AR 2. In August 2020, Plaintiff underwent an ankle arthroscopy and lateral ankle reconstruction

surgery performed by Dr. Kevin Rosas. Id., AR 49. He then attended physical therapy at LaMarco

Physical Therapy from September 22, 2020, until March 16, 2021. AR 16.

Plaintiff was periodically reevaluated by these doctors and facilities. Dr. Scott examined

Plaintiff on November 30, 2020. See AR 2. At that time, Plaintiff reported being unable to “kneel,

squat, run, jump, stand on his [toes] or climb ladders since the accident.” AR 3. Dr. Scott reported

at that time that Plaintiff “can only do a sedentary job with no bending, no prolonged standing and

no climbing, jumping or running.” AR 4. However, Dr. Scott found that Plaintiff’s “prognosis

for return to work is fair.” AR 5.

Dr. Rosas, Plaintiff’s surgeon, saw him on December 2, 2020. AR 49. He noted that

Plaintiff “was unable to return to work” but expected that there would be “some continued

improvement over the next month to 2 months and [Plaintiff] may be able to return to work prior

to a return visit.” Id. Four months later, in March 2021, LaMarco Physical Therapy reported that

Plaintiff “had 30 visits with good progress” but was “still having functional difficulty and

weakness with isolated ankle motions,” resulting in difficulty with “[s]quatting, kneeling, getting

onto [the] floor, [and] walking on uneven ground.” AR 16; see also AR 17 (noting that Plaintiff

“continues to demonstrate significant functional loss especially in terms of his occupation that

requires full strength and stability on elevated levels, ladders, and in tight spaces”).

3 On March 31, 2021, Plaintiff was examined by Dr. Adam Soyer, an orthopedic specialist

hired by the New York State Workers’ Compensation Board to conduct an independent medical

assessment. AR 28–34. Dr. Soyer noted in an April 2021 report that Plaintiff was “not capable of

regular duty work,” but opined that he would “be able to return to pre-injury activities as a

maintenance . . . mechanic in 06/2021.” AR 31.

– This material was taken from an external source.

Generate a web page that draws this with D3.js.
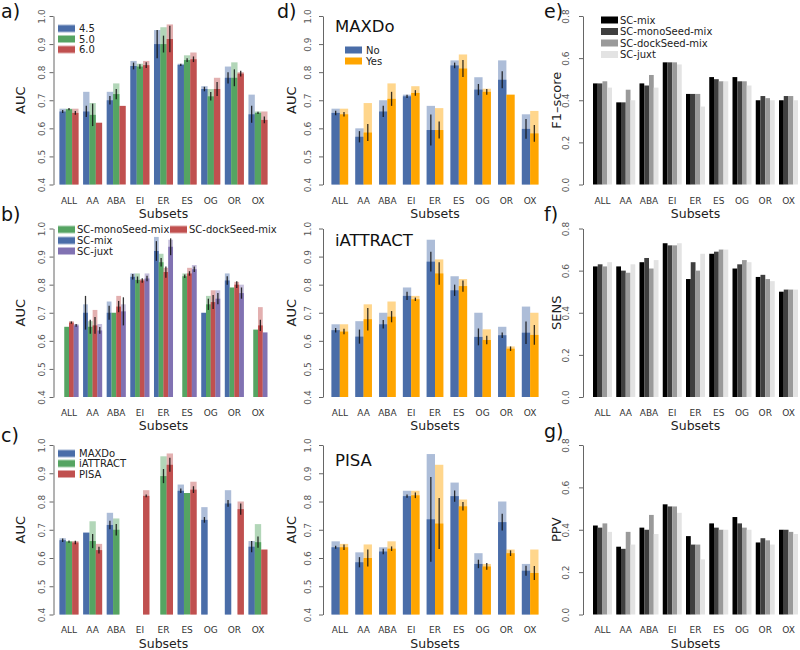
<!DOCTYPE html>
<html><head><meta charset="utf-8">
<script src="https://cdn.jsdelivr.net/npm/d3@7"></script>
<style>
body{margin:0;background:#fff;}
text{font-family:"DejaVu Sans",sans-serif;}
</style></head>
<body><svg id="c" width="800" height="650"></svg>
<script>
const subsets = ["ALL","AA","ABA","EI","ER","ES","OG","OR","OX"];
const aucTicks = [0.4,0.5,0.6,0.7,0.8,0.9,1.0];
const scoreTicks = [0.0,0.2,0.4,0.6,0.8];

// Panel a (AUC by cutoff)
const legendA = ["4.5","5.0","6.0"];
const a45Max  = [0.67,0.73,0.73,0.84,0.95,0.83,0.75,0.82,0.72];
const a45Mean = [0.66,0.66,0.70,0.822,0.90,0.826,0.74,0.78,0.65];
const a45Sd   = [0.005,0.02,0.015,0.012,0.05,0.004,0.008,0.02,0.03];
const a50Max  = [0.67,0.69,0.76,0.83,0.96,0.86,0.74,0.835,0.66];
const a50Mean = [0.668,0.648,0.722,0.82,0.90,0.843,0.714,0.78,0.655];
const a50Sd   = [0.004,0.04,0.018,0.008,0.03,0.007,0.015,0.03,0.004];
const a60Max  = [0.67,0.62,0.68,0.84,0.97,0.87,0.78,0.80,0.66];
const a60Mean = [0.655,0.62,0.68,0.825,0.918,0.846,0.74,0.795,0.63];
const a60Sd   = [0.007,0,0,0.01,0.047,0.01,0.025,0.01,0.012];

// Panel b (AUC by method)
const legendB = ["SC-mix","SC-monoSeed-mix","SC-dockSeed-mix","SC-juxt"];
const bMixMax   = [null,0.73,0.74,0.84,0.97,null,0.70,0.84,null];
const bMixMean  = [null,0.70,0.70,0.828,0.92,null,0.70,0.815,null];
const bMixSd    = [null,0.06,0.025,0.01,0.035,null,0,0.015,null];
const bMonoMax  = [0.65,0.67,0.70,0.84,0.91,0.84,0.76,0.79,0.64];
const bMonoMean = [0.65,0.65,0.70,0.817,0.88,0.83,0.73,0.79,0.64];
const bMonoSd   = [0,0.025,0,0.012,0.015,0.006,0.02,0,0];
const bDockMax  = [0.67,0.71,0.76,0.82,0.86,0.86,0.78,0.81,0.72];
const bDockMean = [0.665,0.655,0.722,0.815,0.845,0.84,0.738,0.80,0.655];
const bDockSd   = [0.004,0.03,0.02,0.008,0.02,0.008,0.025,0.012,0.02];
const bJuxtMax  = [0.66,0.66,0.73,0.84,0.96,0.87,0.78,0.80,0.63];
const bJuxtMean = [0.655,0.637,0.705,0.822,0.935,0.855,0.75,0.77,0.63];
const bJuxtSd   = [0.005,0.012,0.05,0.01,0.03,0.01,0.02,0.02,0];

// Panel c (AUC by docking program)
const legendC = ["MAXDo","iATTRACT","PISA"];
const cMaxdoMax  = [0.67,0.69,0.76,null,null,0.86,0.78,0.84,0.66];
const cMaxdoMean = [0.663,0.69,0.717,null,null,0.838,0.735,0.793,0.64];
const cMaxdoSd   = [0.006,0,0.015,null,null,0.008,0.01,0.012,0.02];
const cAttMax    = [0.66,0.73,0.74,null,0.96,0.83,null,null,0.72];
const cAttMean   = [0.658,0.66,0.70,null,0.89,0.83,null,null,0.656];
const cAttSd     = [0.004,0.025,0.02,null,0.025,0,null,null,0.02];
const cPisaMax   = [0.66,0.65,null,0.84,0.97,0.87,null,0.80,0.63];
const cPisaMean  = [0.655,0.628,null,0.82,0.93,0.842,null,0.773,0.63];
const cPisaSd    = [0.006,0.012,null,0.005,0.025,0.012,null,0.02,0];

// Panel d (No / Yes per docking program)
const legendD = ["No","Yes"];
const dMaxdoNoMax   = [0.67,0.60,0.70,0.72,0.68,0.842,0.782,0.842,0.65];
const dMaxdoNoMean  = [0.655,0.57,0.66,0.714,0.594,0.824,0.738,0.773,0.598];
const dMaxdoNoSd    = [0.008,0.02,0.02,0.006,0.055,0.01,0.02,0.03,0.035];
const dMaxdoYesMax  = [0.67,0.69,0.76,0.75,0.672,0.863,0.741,0.72,0.662];
const dMaxdoYesMean = [0.65,0.585,0.705,0.726,0.594,0.813,0.73,0.72,0.582];
const dMaxdoYesSd   = [0.008,0.03,0.025,0.01,0.03,0.03,0.01,0,0.03];
const dAttNoMax     = [0.659,0.67,0.70,0.79,0.96,0.83,0.70,0.65,0.722];
const dAttNoMean    = [0.638,0.615,0.659,0.76,0.882,0.78,0.614,0.62,0.629];
const dAttNoSd      = [0.008,0.025,0.015,0.015,0.035,0.02,0.03,0.01,0.04];
const dAttYesMax    = [0.659,0.73,0.74,0.76,0.89,0.82,0.641,0.58,0.70];
const dAttYesMean   = [0.633,0.677,0.686,0.748,0.84,0.795,0.603,0.572,0.621];
const dAttYesSd     = [0.01,0.04,0.02,0.006,0.04,0.02,0.015,0.008,0.035];
const dPisaNoMax    = [0.659,0.62,0.638,0.838,0.968,0.867,0.617,0.80,0.579];
const dPisaNoMean   = [0.638,0.585,0.623,0.819,0.737,0.819,0.579,0.727,0.555];
const dPisaNoSd     = [0.005,0.018,0.01,0.006,0.15,0.02,0.015,0.03,0.018];
const dPisaYesMax   = [0.65,0.648,0.659,0.838,0.93,0.807,0.579,0.63,0.63];
const dPisaYesMean  = [0.638,0.60,0.633,0.822,0.722,0.783,0.57,0.617,0.547];
const dPisaYesSd    = [0.01,0.03,0.008,0.01,0.09,0.015,0.012,0.01,0.025];

// Panels e-g (grey bars)
const legendE = ["SC-mix","SC-monoSeed-mix","SC-dockSeed-mix","SC-juxt"];
const f1Mix  = [0.48,0.39,0.48,0.58,0.43,0.51,0.51,0.40,0.40];
const f1Mono = [0.48,0.39,0.47,0.58,0.43,0.50,0.49,0.42,0.42];
const f1Dock = [0.49,0.45,0.52,0.58,0.43,0.49,0.49,0.41,0.42];
const f1Juxt = [0.46,0.40,0.46,0.57,0.37,0.49,0.47,0.40,0.40];
const sensMix  = [0.62,0.62,0.64,0.73,0.56,0.68,0.61,0.57,0.50];
const sensMono = [0.63,0.60,0.66,0.72,0.64,0.69,0.63,0.58,0.51];
const sensDock = [0.62,0.59,0.61,0.72,0.60,0.70,0.65,0.56,0.51];
const sensJuxt = [0.64,0.63,0.65,0.73,0.68,0.70,0.64,0.55,0.51];
const ppvMix  = [0.42,0.32,0.41,0.52,0.37,0.43,0.46,0.34,0.40];
const ppvMono = [0.41,0.31,0.40,0.51,0.33,0.41,0.43,0.36,0.40];
const ppvDock = [0.43,0.39,0.47,0.51,0.33,0.40,0.41,0.35,0.39];
const ppvJuxt = [0.39,0.33,0.38,0.48,0.26,0.40,0.40,0.33,0.38];

const C = {blue:"#4a6da8", green:"#55a462", red:"#c0504f", purple:"#8172b2", orange:"#ffa500",
           k0:"#000000", k1:"#3f3f3f", k2:"#9a9a9a", k3:"#e3e3e3"};

const svg = d3.select("#c");
const rows = [[16,184.5],[228.5,397],[445,614.5]];
const xLabY = [203.5,416,633];
const subY = [218,430,647.5];

function panel(o){
  const [top,bottom] = rows[o.row];
  const g = svg.append("g");
  const y = d3.scaleLinear().domain(o.domain).range([bottom, top]);
  const x = d3.scaleBand().domain(subsets).range(o.band).paddingInner(o.pad).paddingOuter(0);
  const xi = d3.scaleBand().domain(d3.range(o.series.length)).range([0, x.bandwidth()]);
  const base = y(o.domain[0]);
  o.series.forEach((s,si)=>{
    subsets.forEach((c,i)=>{
      const m = s.mean[i];
      if (m == null) return;
      const bx = x(c) + xi(si), bw = xi.bandwidth();
      if (s.max && s.max[i] != null && s.max[i] > m){
        g.append("rect").attr("x",bx).attr("width",bw).attr("y",y(s.max[i]))
          .attr("height",base - y(s.max[i])).attr("fill",s.color).attr("opacity",0.45);
      }
      g.append("rect").attr("x",bx).attr("width",bw).attr("y",y(m))
        .attr("height",base - y(m)).attr("fill",s.color);
      if (s.sd && s.sd[i] > 0){
        g.append("line").attr("x1",bx+bw/2).attr("x2",bx+bw/2)
          .attr("y1",y(m - s.sd[i])).attr("y2",y(m + s.sd[i]))
          .attr("stroke","#111").attr("stroke-width",1.3).attr("opacity",0.85);
      }
    });
  });
  // y axis
  const ax = g.append("g").attr("transform",`translate(${o.axisX},0)`)
    .call(d3.axisLeft(y).tickValues(o.ticks).tickSize(4).tickSizeOuter(0).tickFormat(d3.format(".1f")));
  ax.select(".domain").attr("stroke","#666");
  ax.selectAll(".tick line").attr("stroke","#666");
  ax.selectAll(".tick text").attr("x",null).attr("dy","0.35em").attr("text-anchor","middle")
    .attr("transform",`translate(${o.tickDx},0) rotate(-90)`)
    .attr("font-size","9px").attr("fill","#555").attr("font-family","DejaVu Sans");
  // x labels
  g.selectAll(".xl").data(subsets).enter().append("text")
    .attr("x",d=>x(d)+x.bandwidth()/2).attr("y",xLabY[o.row])
    .attr("text-anchor","middle").attr("font-size","9px").attr("fill","#333").text(d=>d);
  const mid = (x(subsets[0]) + x(subsets[8]) + x.bandwidth())/2;
  g.append("text").attr("x",mid).attr("y",subY[o.row]).attr("text-anchor","middle")
    .attr("font-size","12.5px").attr("fill","#222").text("Subsets");
  g.append("text").attr("transform",`translate(${o.titleX},${(top+bottom)/2}) rotate(-90)`)
    .attr("text-anchor","middle").attr("dy","0.35em").attr("font-size","13px").attr("fill","#222").text(o.ylabel);
  return g;
}

function legend(items, x, ys, textX){
  items.forEach((it,i)=>{
    const yy = ys[i];
    svg.append("rect").attr("x",x).attr("y",yy-4).attr("width",17).attr("height",8).attr("fill",it.color).attr("opacity",0.5);
    svg.append("rect").attr("x",x).attr("y",yy-3).attr("width",17).attr("height",6).attr("fill",it.color);
    svg.append("text").attr("x",(textX!=null?textX:x+20)).attr("y",yy).attr("dy","0.36em")
      .attr("font-size","10px").attr("fill","#222").text(it.label);
  });
}

const abcBand = [59.5,267.5], abcPad = 0.195;
// a)
panel({row:0, domain:[0.4,1.0], ticks:aucTicks, band:abcBand, pad:abcPad, axisX:53.5, tickDx:-12, titleX:20, ylabel:"AUC",
  series:[{max:a45Max,mean:a45Mean,sd:a45Sd,color:C.blue},{max:a50Max,mean:a50Mean,sd:a50Sd,color:C.green},{max:a60Max,mean:a60Mean,sd:a60Sd,color:C.red}]});
legend([{label:legendA[0],color:C.blue},{label:legendA[1],color:C.green},{label:legendA[2],color:C.red}],58,[28.5,39,49.5],79);
// b)
panel({row:1, domain:[0.4,1.0], ticks:aucTicks, band:abcBand, pad:abcPad, axisX:53.5, tickDx:-12, titleX:20, ylabel:"AUC",
  series:[{max:bMixMax,mean:bMixMean,sd:bMixSd,color:C.blue},{max:bMonoMax,mean:bMonoMean,sd:bMonoSd,color:C.green},
          {max:bDockMax,mean:bDockMean,sd:bDockSd,color:C.red},{max:bJuxtMax,mean:bJuxtMean,sd:bJuxtSd,color:C.purple}]});
legend([{label:legendB[1],color:C.green},{label:legendB[0],color:C.blue},{label:legendB[3],color:C.purple}],58,[229.5,240.5,251],77);
legend([{label:legendB[2],color:C.red}],170,[229.5],189);
// c)
panel({row:2, domain:[0.4,1.0], ticks:aucTicks, band:abcBand, pad:abcPad, axisX:53.5, tickDx:-12, titleX:20, ylabel:"AUC",
  series:[{max:cMaxdoMax,mean:cMaxdoMean,sd:cMaxdoSd,color:C.blue},{max:cAttMax,mean:cAttMean,sd:cAttSd,color:C.green},{max:cPisaMax,mean:cPisaMean,sd:cPisaSd,color:C.red}]});
legend([{label:legendC[0],color:C.blue},{label:legendC[1],color:C.green},{label:legendC[2],color:C.red}],58,[453.5,463.5,474],79);

// d)
const dBand = [331.5,538.5], dPad = 0.3;
const dSets = [
  {title:"MAXDo", no:[dMaxdoNoMax,dMaxdoNoMean,dMaxdoNoSd], yes:[dMaxdoYesMax,dMaxdoYesMean,dMaxdoYesSd], ty:32},
  {title:"iATTRACT", no:[dAttNoMax,dAttNoMean,dAttNoSd], yes:[dAttYesMax,dAttYesMean,dAttYesSd], ty:246},
  {title:"PISA", no:[dPisaNoMax,dPisaNoMean,dPisaNoSd], yes:[dPisaYesMax,dPisaYesMean,dPisaYesSd], ty:466}];
dSets.forEach((s,r)=>{
  panel({row:r, domain:[0.4,1.0], ticks:aucTicks, band:dBand, pad:dPad, axisX:323, tickDx:-15, titleX:291, ylabel:"AUC",
    series:[{max:s.no[0],mean:s.no[1],sd:s.no[2],color:C.blue},{max:s.yes[0],mean:s.yes[1],sd:s.yes[2],color:C.orange}]});
  svg.append("text").attr("x",335).attr("y",s.ty).attr("font-size","16.5px").attr("fill","#111").text(s.title);
});
legend([{label:legendD[0],color:C.blue},{label:legendD[1],color:C.orange}],345,[50,61],366);

// e-g)
const eBand = [593,798], ePad = 0.183;
const greys = [C.k0,C.k1,C.k2,C.k3];
const eSets = [
  {lab:"F1\u2013score", s:[f1Mix,f1Mono,f1Dock,f1Juxt]},
  {lab:"SENS", s:[sensMix,sensMono,sensDock,sensJuxt]},
  {lab:"PPV", s:[ppvMix,ppvMono,ppvDock,ppvJuxt]}];
eSets.forEach((e,r)=>{
  panel({row:r, domain:[0,0.8], ticks:scoreTicks, band:eBand, pad:ePad, axisX:583, tickDx:-17, titleX:556, ylabel:e.lab,
    series:e.s.map((v,i)=>({mean:v,color:greys[i]}))});
});
legendE.forEach((l,i)=>{
  const yy=[20,31.5,43,54.5][i];
  svg.append("rect").attr("x",601).attr("y",yy-3.5).attr("width",17).attr("height",7).attr("fill",greys[i]);
  svg.append("text").attr("x",620).attr("y",yy).attr("dy","0.36em").attr("font-size","10px").attr("fill","#222").text(l);
});

// panel letters
[["a)",1,18],["b)",1,221],["c)",1,442],["d)",277,18],["e)",544,18],["f)",544,221],["g)",544,438]].forEach(p=>{
  svg.append("text").attr("x",p[1]).attr("y",p[2]).attr("font-size","19px").attr("fill","#111").text(p[0]);
});
</script></body></html>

Dr. Rosas again evaluated Plaintiff in April 2021. He observed that Plaintiff continued to

have ankle mobility limitations and recommended that he continue to work with physical therapy

before pursuing further surgical options. AR 51–52. Dr. Rosas did not opine on Plaintiff’s return

to work at this time.

3. Plaintiff’s Requests for Permanent Disability Benefits

Plaintiff first applied to the Fund for permanent disability benefits in March 2021. AR 20–

26. The Plan provides that “[t]he Trustees, in their sole and absolute discretion, may require or

accept, as sole proof of total and permanent disability, the determination by the Social Security

Administration that the employee is entitled to a Social Security Disability Benefit in connection

with his Old Age and Survivors Insurance coverage.” AR 223. The Fund thus requested that

Plaintiff submit a Notice of Award letter from the Social Security Administration (“SSA”)

indicating the date he was deemed disabled by the agency. See, e.g., AR 53–54. It made that

request four times. Id.; AR 58–60. Plaintiff never provided an SSA letter, so the Fund denied his

application, but advised that he could reapply when he had secured the requested documentation.